• [Input rows]:
---*---

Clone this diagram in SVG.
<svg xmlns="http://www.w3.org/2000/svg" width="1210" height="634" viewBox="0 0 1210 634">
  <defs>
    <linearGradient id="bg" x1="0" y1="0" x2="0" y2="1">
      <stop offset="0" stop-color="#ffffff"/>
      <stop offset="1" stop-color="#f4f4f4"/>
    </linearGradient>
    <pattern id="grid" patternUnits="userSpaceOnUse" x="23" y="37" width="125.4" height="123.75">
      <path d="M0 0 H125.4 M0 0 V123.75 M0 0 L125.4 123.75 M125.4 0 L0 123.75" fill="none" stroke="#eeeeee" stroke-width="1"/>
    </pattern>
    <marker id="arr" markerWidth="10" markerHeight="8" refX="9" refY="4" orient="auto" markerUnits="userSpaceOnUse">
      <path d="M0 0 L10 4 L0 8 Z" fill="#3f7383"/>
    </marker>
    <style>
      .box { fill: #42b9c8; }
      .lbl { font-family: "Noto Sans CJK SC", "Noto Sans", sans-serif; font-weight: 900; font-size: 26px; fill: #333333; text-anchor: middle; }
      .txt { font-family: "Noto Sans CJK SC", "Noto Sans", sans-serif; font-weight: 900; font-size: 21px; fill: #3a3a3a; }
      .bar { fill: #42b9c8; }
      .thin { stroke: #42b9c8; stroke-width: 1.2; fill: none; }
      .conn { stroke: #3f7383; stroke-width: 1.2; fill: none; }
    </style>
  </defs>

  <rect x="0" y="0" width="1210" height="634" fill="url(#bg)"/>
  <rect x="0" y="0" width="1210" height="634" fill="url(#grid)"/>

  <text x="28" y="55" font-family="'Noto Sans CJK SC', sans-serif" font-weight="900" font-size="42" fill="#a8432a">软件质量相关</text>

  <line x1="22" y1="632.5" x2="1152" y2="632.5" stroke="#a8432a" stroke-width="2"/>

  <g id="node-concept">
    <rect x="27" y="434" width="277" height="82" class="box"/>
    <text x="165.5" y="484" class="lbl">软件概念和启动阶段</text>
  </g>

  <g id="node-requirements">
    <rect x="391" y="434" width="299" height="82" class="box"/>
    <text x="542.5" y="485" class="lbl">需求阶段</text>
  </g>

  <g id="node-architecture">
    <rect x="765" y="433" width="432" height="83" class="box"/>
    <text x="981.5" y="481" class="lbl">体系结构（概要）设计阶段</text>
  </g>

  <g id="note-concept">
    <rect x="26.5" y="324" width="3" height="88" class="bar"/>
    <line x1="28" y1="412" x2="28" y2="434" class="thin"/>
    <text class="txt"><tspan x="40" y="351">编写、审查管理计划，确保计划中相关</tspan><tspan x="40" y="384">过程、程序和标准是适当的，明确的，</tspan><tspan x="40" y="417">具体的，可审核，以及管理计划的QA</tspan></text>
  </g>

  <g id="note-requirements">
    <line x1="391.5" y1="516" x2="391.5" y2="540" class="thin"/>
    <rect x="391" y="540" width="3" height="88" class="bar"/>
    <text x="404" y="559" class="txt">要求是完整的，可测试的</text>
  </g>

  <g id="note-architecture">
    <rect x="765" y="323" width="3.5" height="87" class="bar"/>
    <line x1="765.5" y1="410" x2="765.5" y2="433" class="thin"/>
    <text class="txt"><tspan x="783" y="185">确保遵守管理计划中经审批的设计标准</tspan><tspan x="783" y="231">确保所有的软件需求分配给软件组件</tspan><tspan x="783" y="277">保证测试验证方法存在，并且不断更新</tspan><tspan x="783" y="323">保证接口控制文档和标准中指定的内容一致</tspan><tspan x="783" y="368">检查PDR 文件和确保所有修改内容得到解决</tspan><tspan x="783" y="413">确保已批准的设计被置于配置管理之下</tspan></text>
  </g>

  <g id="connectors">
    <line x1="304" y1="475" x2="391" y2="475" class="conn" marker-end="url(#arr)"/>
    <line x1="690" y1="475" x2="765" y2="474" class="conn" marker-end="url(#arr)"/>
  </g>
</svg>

---*---

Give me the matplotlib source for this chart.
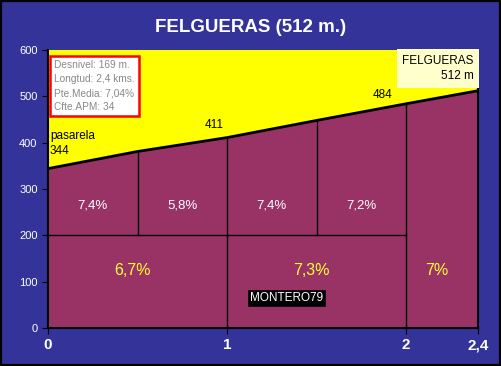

---*---

• [What is being asked]: Copy all lines in the listing above where the string "this" appears.

• [Final answer]:
Clone this diagram in SVG.
Give me the matplotlib source for this chart.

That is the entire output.